S
Seebs
Nevertheless, an art world aficionado
would be able to distinguish them easily (even if he couldn't
actually be sure that it was by Picasso): "THIS one is the work of a
master; but THAT one shouldn't even be in this gallery", he might
say. And the reason is simple. Picasso didn't start doing cubism (and
other abstract art forms, for all I know) until he had first mastered
what I would call "proper" painting. He learned how to paint
portraits and landscapes and still life and stuff. He learned the
"rules" of art, and learned them well. THEN he was in a position to
know how and when to break them.
Yes!
Good point.
Okay, now for the moral (which is by now, I hope, obvious). Make it a
rule NEVER to play games with #include. Use it like the books say -
at the top, headers only. One day (and it might be months or it might
be decades from now - that's up to you), when you have mastered C to
the point where high quality C code flows from your brain into your
source without hesitation or flaw, you may find yourself in a
situation a little like that of Peter Seebach, and you may find
yourself thinking "perhaps it's time to break that rule; let's see if
I can't think of an alternative first, though". And, if there is no
sensible alternative, it may then be time to go ahead and break that
rule.
The code in question violated at least a dozen of the hard and fast
rules of programming.
It's a library which is inserted in front of the standard system C library
(using "LD_PRELOAD" for those of you using systems where that makes sense)

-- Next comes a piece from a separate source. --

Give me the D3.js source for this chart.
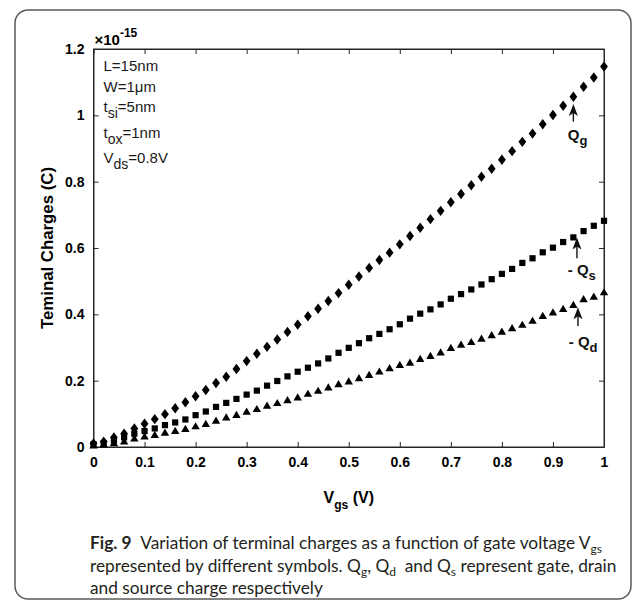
<!DOCTYPE html>
<html>
<head>
<meta charset="utf-8">
<script src="https://cdn.jsdelivr.net/npm/d3@7"></script>
<style>
  html, body { margin: 0; padding: 0; background: #fff; }
  svg { display: block; }
</style>
</head>
<body>
<svg id="chart" width="633" height="600"></svg>
<script>
// ---------------- data ----------------
const vgs = [0.00,0.02,0.04,0.06,0.08,0.10,0.12,0.14,0.16,0.18,
             0.20,0.22,0.24,0.26,0.28,0.30,0.32,0.34,0.36,0.38,
             0.40,0.42,0.44,0.46,0.48,0.50,0.52,0.54,0.56,0.58,
             0.60,0.62,0.64,0.66,0.68,0.70,0.72,0.74,0.76,0.78,
             0.80,0.82,0.84,0.86,0.88,0.90,0.92,0.94,0.96,0.98,1.00];

// charges in units of 1e-15 C
const qg = [0.011,0.016,0.029,0.040,0.056,0.070,0.084,0.099,0.117,0.135,
            0.153,0.172,0.193,0.212,0.235,0.259,0.281,0.302,0.324,0.347,
            0.369,0.394,0.417,0.440,0.464,0.489,0.514,0.540,0.564,0.586,
            0.611,0.636,0.661,0.687,0.712,0.738,0.763,0.789,0.815,0.839,
            0.866,0.892,0.920,0.945,0.973,1.001,1.029,1.056,1.086,1.114,1.147];

const qs = [0.008,0.012,0.019,0.029,0.040,0.048,0.056,0.066,0.074,0.083,
            0.096,0.107,0.121,0.133,0.145,0.158,0.170,0.185,0.199,0.213,
            0.227,0.239,0.252,0.267,0.284,0.299,0.313,0.328,0.341,0.355,
            0.370,0.387,0.402,0.415,0.430,0.447,0.461,0.475,0.490,0.506,
            0.522,0.537,0.555,0.569,0.587,0.601,0.618,0.632,0.651,0.667,0.682];

const qd = [0.004,0.007,0.011,0.016,0.025,0.031,0.036,0.043,0.048,0.054,
            0.062,0.069,0.079,0.089,0.096,0.106,0.114,0.124,0.132,0.141,
            0.149,0.160,0.169,0.179,0.189,0.197,0.207,0.217,0.227,0.237,
            0.247,0.254,0.265,0.274,0.285,0.298,0.308,0.316,0.326,0.337,
            0.347,0.358,0.368,0.380,0.395,0.405,0.416,0.428,0.445,0.453,0.466];

const xTicks = [0,0.1,0.2,0.3,0.4,0.5,0.6,0.7,0.8,0.9,1];
const xTickLabels = ["0","0.1","0.2","0.3","0.4","0.5","0.6","0.7","0.8","0.9","1"];
const yTicks = [0,0.2,0.4,0.6,0.8,1,1.2];
const yTickLabels = ["0","0.2","0.4","0.6","0.8","1","1.2"];

const paramLines = [
  {main:"L=15nm"},
  {main:"W=1\u03BCm"},
  {pre:"t", sub:"si", post:"=5nm"},
  {pre:"t", sub:"ox", post:"=1nm"},
  {pre:"V", sub:"ds", post:"=0.8V"}
];

// annotation arrows (data coordinates)
const annotations = [
  {prefix:"", sub:"g", ax:0.940, tipY:1.034, tailY:0.981, lx:0.929, ly:0.925},
  {prefix:"- ", sub:"s", ax:0.947, tipY:0.632, tailY:0.569, lx:0.929, ly:0.519},
  {prefix:"- ", sub:"d", ax:0.949, tipY:0.421, tailY:0.365, lx:0.931, ly:0.301}
];

// ---------------- layout ----------------
const svg = d3.select("#chart");
const W = 633, H = 600;
const pLeft = 93.5, pRight = 604, pTop = 49, pBottom = 447;

const x = d3.scaleLinear().domain([0,1]).range([pLeft,pRight]);
const y = d3.scaleLinear().domain([0,1.2]).range([pBottom,pTop]);

const axisFont = "'Liberation Sans', Arial, sans-serif";
const ink = "#262626";

// card border
svg.append("rect")
  .attr("x",15).attr("y",10).attr("width",616).attr("height",589)
  .attr("rx",13).attr("ry",13)
  .attr("fill","#fff").attr("stroke","#5a5a5a").attr("stroke-width",1.5);

// axes
const gx = svg.append("g").attr("transform",`translate(0,${pBottom})`)
  .call(d3.axisBottom(x).tickValues(xTicks).tickFormat((d,i)=>xTickLabels[i])
        .tickSizeInner(-5).tickSizeOuter(0).tickPadding(10));
const gxt = svg.append("g").attr("transform",`translate(0,${pTop})`)
  .call(d3.axisTop(x).tickValues(xTicks).tickFormat("")
        .tickSizeInner(-5).tickSizeOuter(0));
const gy = svg.append("g").attr("transform",`translate(${pLeft},0)`)
  .call(d3.axisLeft(y).tickValues(yTicks).tickFormat((d,i)=>yTickLabels[i])
        .tickSizeInner(-5).tickSizeOuter(0).tickPadding(9));
const gyr = svg.append("g").attr("transform",`translate(${pRight},0)`)
  .call(d3.axisRight(y).tickValues(yTicks).tickFormat("")
        .tickSizeInner(-5).tickSizeOuter(0));

[gx,gxt,gy,gyr].forEach(g=>{
  g.select(".domain").attr("stroke",ink).attr("stroke-width",1);
  g.selectAll(".tick line").attr("stroke",ink).attr("stroke-width",1);
  g.selectAll(".tick text").attr("fill","#000")
    .style("font-family",axisFont).style("font-size","14px").style("font-weight","bold");
});

// box
svg.append("rect").attr("x",pLeft).attr("y",pTop)
  .attr("width",pRight-pLeft).attr("height",pBottom-pTop)
  .attr("fill","none").attr("stroke",ink).attr("stroke-width",1);

// exponent label
const ex = svg.append("text").attr("x",pLeft+1).attr("y",45)
  .style("font-family",axisFont).style("font-size","15px").style("font-weight","bold").attr("fill","#000");
ex.append("tspan").text("\u00D710");
ex.append("tspan").attr("dy",-8).style("font-size","12px").text("-15");

// axis titles
const xt = svg.append("text").attr("x",(pLeft+pRight)/2).attr("y",503)
  .attr("text-anchor","middle")
  .style("font-family",axisFont).style("font-size","16px").style("font-weight","bold").attr("fill","#000");
xt.append("tspan").text("V");
xt.append("tspan").attr("dy",6).style("font-size","12px").text("gs");
xt.append("tspan").attr("dy",-6).text(" (V)");

svg.append("text")
  .attr("transform",`translate(53,${(pTop+pBottom)/2}) rotate(-90)`)
  .attr("text-anchor","middle")
  .style("font-family",axisFont).style("font-size","16.8px").style("font-weight","bold").attr("fill","#000")
  .text("Teminal Charges (C)");

// parameter text block
const paramY = [71, 91.7, 111.7, 137.7, 163];
paramLines.forEach((p,i)=>{
  const t = svg.append("text").attr("x",103.5).attr("y",paramY[i])
    .style("font-family",axisFont).style("font-size","15px").attr("fill","#1a1a1a");
  if (p.main) { t.text(p.main); return; }
  t.append("tspan").text(p.pre);
  t.append("tspan").attr("dy",6).style("font-size","14px").text(p.sub);
  t.append("tspan").attr("dy",-6).text(p.post);
});

// ---------------- markers ----------------
const data = vgs.map((v,i)=>({v, g:qg[i], s:qs[i], d:qd[i]}));

const triPath = "M0,-4.3 L4.2,2.9 L-4.2,2.9 Z";
svg.append("g").selectAll("path").data(data).join("path")
  .attr("transform",d=>`translate(${x(d.v)},${y(d.d)})`)
  .attr("d",triPath).attr("fill","#000");

svg.append("g").selectAll("rect").data(data).join("rect")
  .attr("x",d=>x(d.v)-3.1).attr("y",d=>y(d.s)-3.1)
  .attr("width",6.2).attr("height",6.2).attr("fill","#000");

const diaPath = "M0,-5.2 L3.9,0 L0,5.2 L-3.9,0 Z";
svg.append("g").selectAll("path").data(data).join("path")
  .attr("transform",d=>`translate(${x(d.v)},${y(d.g)})`)
  .attr("d",diaPath).attr("fill","#000");

// ---------------- annotations ----------------
annotations.forEach(a=>{
  const ax = x(a.ax), ty = y(a.tipY), by = y(a.tailY);
  svg.append("line").attr("x1",ax).attr("x2",ax).attr("y1",ty+8).attr("y2",by)
    .attr("stroke","#111").attr("stroke-width",1.4);
  svg.append("path")
    .attr("d",`M${ax},${ty} L${ax+4.5},${ty+12} L${ax},${ty+9} L${ax-4.5},${ty+12} Z`)
    .attr("fill","#111");
  const t = svg.append("text").attr("x",x(a.lx)).attr("y",y(a.ly))
    .style("font-family",axisFont).style("font-size","15px").style("font-weight","bold").attr("fill","#111");
  t.append("tspan").text(a.prefix + "Q");
  t.append("tspan").attr("dy",5).style("font-size","13px").text(a.sub);
});

// ---------------- caption ----------------
const capFont = "Lato, 'Open Sans', sans-serif";
const capColor = "#231f20";
const capSize = "17.3px";
const c1 = svg.append("text").attr("x",90).attr("y",549)
  .style("font-family",capFont).style("font-size",capSize).attr("fill",capColor);
c1.append("tspan").style("font-weight","bold").text("Fig. 9");
c1.append("tspan").text("\u2002Variation of terminal charges as a function of gate voltage V");
c1.append("tspan").attr("dy",4).style("font-size","12px").text("gs");

const c2 = svg.append("text").attr("x",90).attr("y",572)
  .style("font-family",capFont).style("font-size",capSize).attr("fill",capColor);
c2.append("tspan").text("represented by different symbols. Q");
c2.append("tspan").attr("dy",4).style("font-size","12px").text("g");
c2.append("tspan").attr("dy",-4).text(", Q");
c2.append("tspan").attr("dy",4).style("font-size","12px").text("d");
c2.append("tspan").attr("dy",-4).text("\u2002and Q");
c2.append("tspan").attr("dy",4).style("font-size","12px").text("s");
c2.append("tspan").attr("dy",-4).text(" represent gate, drain");

svg.append("text").attr("x",90).attr("y",594)
  .style("font-family",capFont).style("font-size",capSize).attr("fill",capColor)
  .text("and source charge respectively");
</script>
</body>
</html>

which intercepts and modifies essentially all filesystem operations, using
network connections to a server to modify their behavior. The ultimate effect
is that a program running under it *thinks* it has root privileges, and can
do things like changing file permissions, and see the results it expects,
without actually having root privileges. (People familiar with the Debian
build system might think this sounds like fakeroot; it's similar in purpose
but quite different in implementation.)
So I have a couple dozen functions which happen to have the exact same
prototypes *and names* as standard library functions. (You see the madness
already, yes?) And they have preambles and epilogues which are needed
to perform Dire Magics. For instance, handling the fact that open(2) has
two incompatible prototypes; I handle this, very poorly, by relying on
the knowledge that *in fact* you can treat it as a "..." on the systems
we care about.
And then I have things like:
static int
wrap_open(const char *path, int flags, ...) {
int rc = -1;
mode_t mode;
va_list ap;
va_start(ap, flags);
mode = va_arg(ap, mode_t);
va_end(ap);
#include "guts/open.c"
return rc;
}
And the code generates a file looking like:
/*
* int
* wrap_open(const char *path, int flags, ...mode_t mode) {
* int rc = -1;
*/
/* return rc;
* }
*/
Once this is generated, I write the internals for a function with the
given prototype (note the "..." as a warning that there was magic
involved).
Now, the thing is, the code AROUND guts/open.c is subject to change
without notice. If I did some kind of clever thing to rewrite the
source file and try to preserve my code, it would almost certainly
fail eventually, creating nightmarish problems. Worse, there are
real live sound technical reasons to make sure that every one of
these functions is actually in a single file all together, but I don't
want the source for them all in one file necessarily -- in particular,
depending on the system you're building for, some of these functions
might not exist in the machine-generated file. (Also, having them
all in one file, and a few other things in that file, I can declare
a whole mess of things static - very important, because I don't want
to pollute the namespace of programs using my code except on purpose.)
Solution: Use #include of source files which contain only the lines
of code which would go inside a function body, and which are put in
between other lumps of code which are also in that function body, but
which aren't in a user-edited file.
Is this, in general, good style? Not in the least. Is it an effective
way to keep the substantive implementation in clearly-defined source files,
while preserving the Dire Magic of the all-in-one-file.
For another example, look at the SQLite build, where the primary form
of the build (and the only one that is "supported" in most contexts)
is that they have a script carefully read through all their source
and assemble a Giant File Of Source, because with gcc, having all the
source in a single file improves performance somewhere around 10% on
common targets, and reduces the size of the resulting library noticably.
In short: It ain't portable, and it ain't pretty, but there are reasons
to do it for production systems in some cases.